Japan Today confirms that the Division of Nuclear Security manages these operations. A breach here exposes the people who protect Japan’s most dangerous assets. Intelligence analysts warn that foreign actors view such hardware as an information goldmine. Possession of the device allows outsiders to map the communication network of the agency’s most sensitive department. The Nuclear Regulation Authority now faces the reality that the identities and numbers of their specialized security teams are potentially compromised.
Why Technology Failed
Digital safety nets shatter the moment a device leaves its designated network grid. Modern smartphones come with remote wipe features designed to destroy data the moment a thief strikes. However, these tools rely on a connection to the network. In this case, the fail-safe did not work.
The agency attempted to lock and erase the phone remotely. The command failed because the device was out of range. Without a signal, the phone remained active and accessible, holding its data for whoever possessed it. Do government phones have GPS tracking? Most official devices have tracking enabled, but it requires a battery charge and a cellular connection to function. The inability to wipe the device suggests the phone was either turned off, the SIM was removed, or it was shielded from signals immediately after the loss.
A History of Lapses
Major disasters often start with a culture that tolerates minor habits of negligence. This Shanghai incident is not an isolated bad day for the sector. It follows a pattern of human error that has plagued Japan’s nuclear restart efforts. The Straits Times reports that in 2023 alone, the Kashiwazaki-Kariwa plant saw two separate cases of document mishandling.
The same outlet notes that in one instance, an employee placed sensitive documents on the roof of a car and drove away, scattering papers across the road. Meanwhile, Reuters reported that in another case, staff made unauthorized copies of restricted files. These sloppy practices point to a systemic vulnerability. The Nuclear Regulation Authority struggles to enforce basic discipline even as it tries to oversee high-stakes reactor safety. High-tech sensors cannot compensate for employees who treat confidential materials with casual indifference.
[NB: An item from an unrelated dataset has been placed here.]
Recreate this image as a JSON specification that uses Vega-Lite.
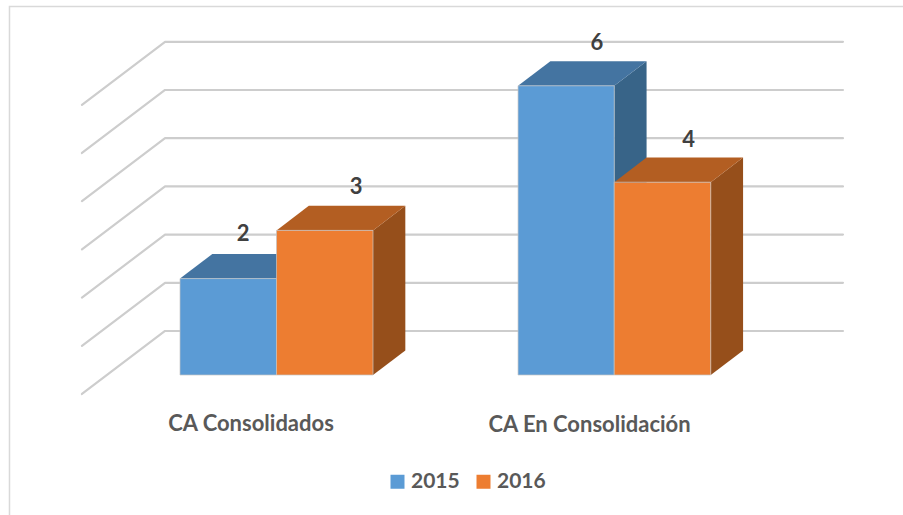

Image credits - By Nkon21, CC BY-SA 4.0, Wikimedia Commons
The Policy Paradox
Strict mandates to stay connected create a trap where compliance becomes a security risk. The investigation into the Shanghai loss highlights a massive contradiction in agency rules. Staff members face orders to carry their phones at all times to ensure rapid communication during disasters. However, other protocols warn against taking these devices overseas due to the risk of theft.
This puts employees in a bind. If they leave the phone at home, they violate the readiness mandate. If they take it with them, they risk a security breach. Reports suggest the Nuclear Regulation Authority instructed staff to maintain constant contact capacity, yet officials also claim they warned against international carriage. This policy confusion forces individuals to guess which rule matters more, leading directly to incidents like the one in Shanghai.
The High Stakes of Energy
Economic pressure forces industries to run faster than their safety protocols can handle. Japan imports massive amounts of energy, costing the nation 10.7 trillion yen annually for LNG and coal. This financial burden drives the government’s desperate push to restart idle nuclear reactors.
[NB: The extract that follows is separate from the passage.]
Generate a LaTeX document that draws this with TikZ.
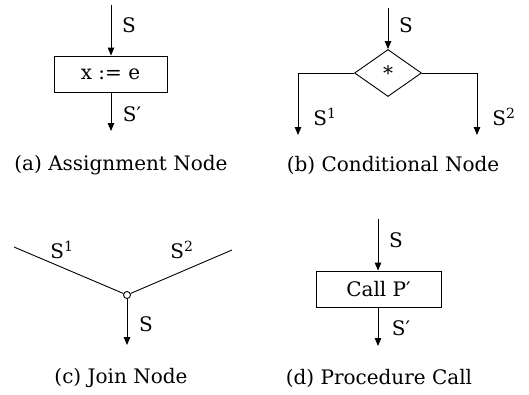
\documentclass[tikz,border=0pt]{standalone}
\usepackage{fontspec}
\setmainfont{DejaVu Serif}
\usetikzlibrary{arrows.meta,shapes.geometric}
\begin{document}
\begin{tikzpicture}[x=1pt,y=-1pt,
  font=\fontsize{20}{24}\selectfont,
  flow/.style={line width=0.9pt,-{Triangle[length=8pt,width=6.5pt]}},
  plain/.style={line width=0.9pt},
  box/.style={draw,line width=0.9pt,inner sep=0pt,minimum height=36pt},
  lbl/.style={inner sep=0pt,anchor=center},
  captext/.style={inner sep=0pt,anchor=center}]
\useasboundingbox (0,0) rectangle (529,394);
% (a)
\coordinate (a0) at (111,5);
\node[box,minimum width=113pt] (abox) at (110.5,74) {x := e};
\coordinate (a1) at (111,131);
\draw[flow] (a0) -- (a0 |- abox.north);
\draw[flow] (a0 |- abox.south) -- (a1);
\node[lbl] (aS) at (129,25) {S};
\node[lbl] (aS2) at (132,114) {S′};
\node[captext] (acap) at (121,165) {(a) Assignment Node};
% (b)
\coordinate (b0) at (388,8);
\node[draw,diamond,line width=0.9pt,inner sep=0pt,minimum width=67pt,minimum height=47pt] (dia) at (388,73) {*};
\coordinate (b1) at (298,135);
\coordinate (b2) at (477,135);
\draw[flow] (b0) -- (dia.north);
\draw[flow] (dia.west) -| (b1);
\draw[flow] (dia.east) -| (b2);
\node[lbl] (bS) at (406,25) {S};
\node[lbl] (bS1) at (325,117) {S\textsuperscript{1}};
\node[lbl] (bS2) at (504,117) {S\textsuperscript{2}};
\node[captext] (bcap) at (393,165) {(b) Conditional Node};
% (c)
\node[circle,draw,line width=0.9pt,inner sep=0pt,minimum size=7pt] (j) at (127,295) {};
\coordinate (c1) at (14,247);
\coordinate (c2) at (232,250);
\coordinate (c3) at (127,345);
\draw[plain] (c1) -- (j);
\draw[plain] (c2) -- (j);
\draw[flow] (j) -- (c3);
\node[lbl] (cS1) at (62,250) {S\textsuperscript{1}};
\node[lbl] (cS2) at (182,250) {S\textsuperscript{2}};
\node[lbl] (cS) at (146,324) {S};
\node[captext] (ccap) at (121,378) {(c) Join Node};
% (d)
\coordinate (d0) at (378,219);
\node[box,minimum width=125pt] (dbox) at (378.5,289) {Call P′};
\coordinate (d1) at (378,346);
\draw[flow] (d0) -- (d0 |- dbox.north);
\draw[flow] (d0 |- dbox.south) -- (d1);
\node[lbl] (dS) at (396,240) {S};
\node[lbl] (dS2) at (401,328) {S′};
\node[captext] (dcap) at (379,378) {(d) Procedure Call};
\end{tikzpicture}
\end{document}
The loss of the phone complicates this national project. The government aims to double its nuclear reliance to a 20% energy share by 2040 to meet AI and decarbonization needs. How does a lost phone affect nuclear power plants? Security breaches erode public trust, making it politically difficult for regulators to approve reactor restarts. Every lapse gives critics more ammunition to argue that the sector is not ready to operate safely. The Nuclear Regulation Authority cannot afford these scandals while trying to convince the public that nuclear power is secure.
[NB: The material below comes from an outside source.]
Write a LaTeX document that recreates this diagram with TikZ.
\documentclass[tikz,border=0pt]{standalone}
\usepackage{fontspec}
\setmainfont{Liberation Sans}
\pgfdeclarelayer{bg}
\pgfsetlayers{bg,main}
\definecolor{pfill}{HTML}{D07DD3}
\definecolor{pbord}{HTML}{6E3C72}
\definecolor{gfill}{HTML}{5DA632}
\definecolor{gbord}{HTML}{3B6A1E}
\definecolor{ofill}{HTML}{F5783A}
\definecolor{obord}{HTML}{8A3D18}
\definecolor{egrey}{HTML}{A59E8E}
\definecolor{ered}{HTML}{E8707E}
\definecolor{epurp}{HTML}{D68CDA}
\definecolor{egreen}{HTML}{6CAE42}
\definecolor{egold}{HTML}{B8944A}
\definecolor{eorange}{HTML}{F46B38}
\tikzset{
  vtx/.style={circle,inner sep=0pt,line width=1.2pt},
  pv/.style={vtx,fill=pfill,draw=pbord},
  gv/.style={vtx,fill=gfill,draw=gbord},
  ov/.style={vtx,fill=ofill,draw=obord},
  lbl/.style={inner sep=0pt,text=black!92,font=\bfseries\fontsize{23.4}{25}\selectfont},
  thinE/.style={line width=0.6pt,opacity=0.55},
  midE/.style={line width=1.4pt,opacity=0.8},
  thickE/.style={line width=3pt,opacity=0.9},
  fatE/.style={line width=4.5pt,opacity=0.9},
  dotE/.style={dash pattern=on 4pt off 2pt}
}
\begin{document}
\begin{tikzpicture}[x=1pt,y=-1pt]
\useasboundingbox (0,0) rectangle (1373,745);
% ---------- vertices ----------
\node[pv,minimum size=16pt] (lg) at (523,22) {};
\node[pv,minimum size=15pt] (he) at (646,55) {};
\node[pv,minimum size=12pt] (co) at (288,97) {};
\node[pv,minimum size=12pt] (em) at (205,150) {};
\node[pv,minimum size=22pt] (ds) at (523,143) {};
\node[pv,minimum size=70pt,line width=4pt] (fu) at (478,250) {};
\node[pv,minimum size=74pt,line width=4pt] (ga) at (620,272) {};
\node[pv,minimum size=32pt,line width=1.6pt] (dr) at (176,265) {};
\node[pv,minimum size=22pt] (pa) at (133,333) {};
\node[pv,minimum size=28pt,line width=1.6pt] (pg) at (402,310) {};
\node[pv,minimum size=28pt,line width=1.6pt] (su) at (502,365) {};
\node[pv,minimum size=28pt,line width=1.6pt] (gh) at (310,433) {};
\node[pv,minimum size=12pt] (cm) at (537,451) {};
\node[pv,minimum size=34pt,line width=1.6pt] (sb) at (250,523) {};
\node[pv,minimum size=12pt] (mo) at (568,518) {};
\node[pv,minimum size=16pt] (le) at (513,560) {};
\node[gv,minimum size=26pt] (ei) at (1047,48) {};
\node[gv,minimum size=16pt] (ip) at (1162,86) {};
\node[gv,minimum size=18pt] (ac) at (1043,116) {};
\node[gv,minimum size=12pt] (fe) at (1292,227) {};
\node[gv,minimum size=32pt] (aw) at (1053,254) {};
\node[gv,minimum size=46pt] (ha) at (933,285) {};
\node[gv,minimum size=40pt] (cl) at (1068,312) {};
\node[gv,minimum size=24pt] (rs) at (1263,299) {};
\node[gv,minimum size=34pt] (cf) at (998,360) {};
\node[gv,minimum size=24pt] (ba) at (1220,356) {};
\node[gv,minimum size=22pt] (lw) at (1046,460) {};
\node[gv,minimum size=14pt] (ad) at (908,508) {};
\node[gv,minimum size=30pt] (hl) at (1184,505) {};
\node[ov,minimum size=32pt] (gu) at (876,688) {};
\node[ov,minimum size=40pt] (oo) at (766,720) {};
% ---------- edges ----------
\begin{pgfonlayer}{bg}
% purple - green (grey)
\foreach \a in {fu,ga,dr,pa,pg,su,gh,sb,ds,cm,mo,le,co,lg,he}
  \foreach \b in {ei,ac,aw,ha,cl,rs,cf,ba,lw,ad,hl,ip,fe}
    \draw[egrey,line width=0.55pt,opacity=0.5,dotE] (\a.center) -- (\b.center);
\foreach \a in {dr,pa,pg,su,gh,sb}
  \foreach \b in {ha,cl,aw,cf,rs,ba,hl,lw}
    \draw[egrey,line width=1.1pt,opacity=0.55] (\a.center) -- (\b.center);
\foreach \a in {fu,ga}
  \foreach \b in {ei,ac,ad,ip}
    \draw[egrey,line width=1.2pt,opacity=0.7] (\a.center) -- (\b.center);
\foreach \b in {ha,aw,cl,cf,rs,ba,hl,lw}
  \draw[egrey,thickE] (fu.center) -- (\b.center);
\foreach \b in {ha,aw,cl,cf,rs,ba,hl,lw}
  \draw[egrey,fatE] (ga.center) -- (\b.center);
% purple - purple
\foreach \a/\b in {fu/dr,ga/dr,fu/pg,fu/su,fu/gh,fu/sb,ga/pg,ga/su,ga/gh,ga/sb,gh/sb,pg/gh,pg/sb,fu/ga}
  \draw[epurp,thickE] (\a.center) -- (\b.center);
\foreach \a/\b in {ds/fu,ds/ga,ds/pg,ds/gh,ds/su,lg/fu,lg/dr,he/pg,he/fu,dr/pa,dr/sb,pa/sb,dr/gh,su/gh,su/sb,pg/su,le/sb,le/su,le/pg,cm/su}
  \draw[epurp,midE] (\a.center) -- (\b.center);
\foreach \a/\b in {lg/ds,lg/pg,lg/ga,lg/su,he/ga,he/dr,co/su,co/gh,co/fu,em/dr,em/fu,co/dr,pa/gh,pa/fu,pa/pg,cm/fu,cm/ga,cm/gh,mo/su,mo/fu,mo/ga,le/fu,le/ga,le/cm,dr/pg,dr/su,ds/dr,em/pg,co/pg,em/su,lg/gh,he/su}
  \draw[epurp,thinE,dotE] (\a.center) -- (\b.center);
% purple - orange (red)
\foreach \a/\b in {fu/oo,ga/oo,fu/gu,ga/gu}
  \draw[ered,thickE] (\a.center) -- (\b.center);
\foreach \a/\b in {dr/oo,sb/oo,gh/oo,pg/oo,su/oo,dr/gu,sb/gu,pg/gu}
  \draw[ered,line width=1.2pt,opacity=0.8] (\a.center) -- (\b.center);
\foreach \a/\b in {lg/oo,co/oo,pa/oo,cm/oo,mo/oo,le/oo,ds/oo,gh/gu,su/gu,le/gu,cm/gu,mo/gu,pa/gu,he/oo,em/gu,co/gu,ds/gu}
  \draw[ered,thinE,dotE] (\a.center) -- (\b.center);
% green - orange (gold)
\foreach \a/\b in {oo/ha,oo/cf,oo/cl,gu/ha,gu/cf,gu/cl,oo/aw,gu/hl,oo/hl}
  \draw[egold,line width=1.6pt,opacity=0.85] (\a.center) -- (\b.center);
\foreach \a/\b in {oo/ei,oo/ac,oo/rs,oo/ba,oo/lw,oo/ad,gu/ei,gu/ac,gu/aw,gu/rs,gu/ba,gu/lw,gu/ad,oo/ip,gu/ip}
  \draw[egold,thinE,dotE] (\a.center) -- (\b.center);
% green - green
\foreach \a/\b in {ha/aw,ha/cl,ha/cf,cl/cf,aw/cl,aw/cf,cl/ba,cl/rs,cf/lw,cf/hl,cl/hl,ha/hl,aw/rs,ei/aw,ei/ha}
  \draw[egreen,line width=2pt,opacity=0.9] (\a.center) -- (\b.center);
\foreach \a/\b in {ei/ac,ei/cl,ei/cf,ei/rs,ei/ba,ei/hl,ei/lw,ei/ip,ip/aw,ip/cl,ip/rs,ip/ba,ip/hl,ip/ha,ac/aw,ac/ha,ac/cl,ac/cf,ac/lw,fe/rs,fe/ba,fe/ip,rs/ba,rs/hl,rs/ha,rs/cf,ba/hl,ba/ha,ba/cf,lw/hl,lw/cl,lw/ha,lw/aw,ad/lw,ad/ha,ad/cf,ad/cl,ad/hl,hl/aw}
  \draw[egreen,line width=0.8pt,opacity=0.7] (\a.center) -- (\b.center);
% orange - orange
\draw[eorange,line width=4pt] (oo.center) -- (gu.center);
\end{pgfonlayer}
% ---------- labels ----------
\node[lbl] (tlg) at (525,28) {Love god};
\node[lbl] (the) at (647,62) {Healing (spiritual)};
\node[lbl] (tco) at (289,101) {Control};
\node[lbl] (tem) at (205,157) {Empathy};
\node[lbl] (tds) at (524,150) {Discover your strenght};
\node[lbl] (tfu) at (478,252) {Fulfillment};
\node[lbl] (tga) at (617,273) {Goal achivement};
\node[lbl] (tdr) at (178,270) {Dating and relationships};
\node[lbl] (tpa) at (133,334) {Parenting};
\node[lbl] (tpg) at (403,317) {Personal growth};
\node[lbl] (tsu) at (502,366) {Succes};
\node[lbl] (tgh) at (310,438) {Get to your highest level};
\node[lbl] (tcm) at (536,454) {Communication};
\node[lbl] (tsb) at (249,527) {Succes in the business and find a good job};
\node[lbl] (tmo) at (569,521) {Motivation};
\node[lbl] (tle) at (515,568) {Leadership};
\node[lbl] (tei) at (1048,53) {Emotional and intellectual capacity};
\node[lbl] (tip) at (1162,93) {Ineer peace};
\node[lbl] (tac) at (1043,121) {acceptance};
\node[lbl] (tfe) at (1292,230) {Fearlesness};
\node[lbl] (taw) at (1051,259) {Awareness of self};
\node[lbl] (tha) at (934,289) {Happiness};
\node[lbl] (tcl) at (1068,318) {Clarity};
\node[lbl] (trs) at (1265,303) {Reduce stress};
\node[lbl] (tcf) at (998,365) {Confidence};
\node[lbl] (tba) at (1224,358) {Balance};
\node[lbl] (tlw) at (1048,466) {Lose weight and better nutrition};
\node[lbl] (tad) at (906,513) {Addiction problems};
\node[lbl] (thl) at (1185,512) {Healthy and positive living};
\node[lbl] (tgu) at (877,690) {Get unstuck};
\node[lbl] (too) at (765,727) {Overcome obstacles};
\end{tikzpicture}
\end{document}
Political Ambitions vs. Reality
Leaders draft grand plans for expansion while ignoring the fragility of the foundation. The push for nuclear restarts has strong political backing, with sources linking the agenda to leadership figures like PM Sanae Takaichi. These leaders view nuclear energy as essential for national security and economic stability.
However, political will cannot fix procedural incompetence. An industry expert noted that innovation means nothing without basic discipline. You can build the safest reactor in the world, but it remains vulnerable if the guard leaves the blueprints in a taxi. The Shanghai incident forces the government to reconcile its high-level ambitions with the low-level reality of staff behavior. The gap between policy goals and actual competency continues to widen.
The Future of Nuclear Trust
Restoring trust demands admitting that human error operates as a permanent feature of the system. According to Nippon.com and Bloomberg, the Nuclear Regulation Authority has filed a report with the Personal Information Protection Commission and continues to investigate the breach. They admit that zero guarantees exist regarding the containment of the information.
Current rules for government devices abroad are now under strict scrutiny. A spokesperson for the NRA stated that future protocols are under review to prevent a recurrence. Will the employee be fired for losing the phone? Consequences vary, but investigations typically focus on whether the employee followed existing protocols or acted negligently. The focus must shift from blaming individuals to fixing the contradictory rules that set them up to fail. Until the agency resolves these internal conflicts, the risk of another breach remains high.
A Question of Discipline
The loss of a single phone at Shanghai Airport exposes a deep fault line in Japan’s nuclear security strategy. While the Nuclear Regulation Authority focuses on seismic standards and reactor designs, the human element remains a critical weak point. A three-day delay in reporting the loss and the failure of remote wiping technology allowed sensitive anti-terrorism data to sit vulnerable in a foreign country. Trust takes years to build, but a moment of carelessness destroys it instantly. Japan’s energy future depends on closing these basic security gaps before they lead to a much larger crisis.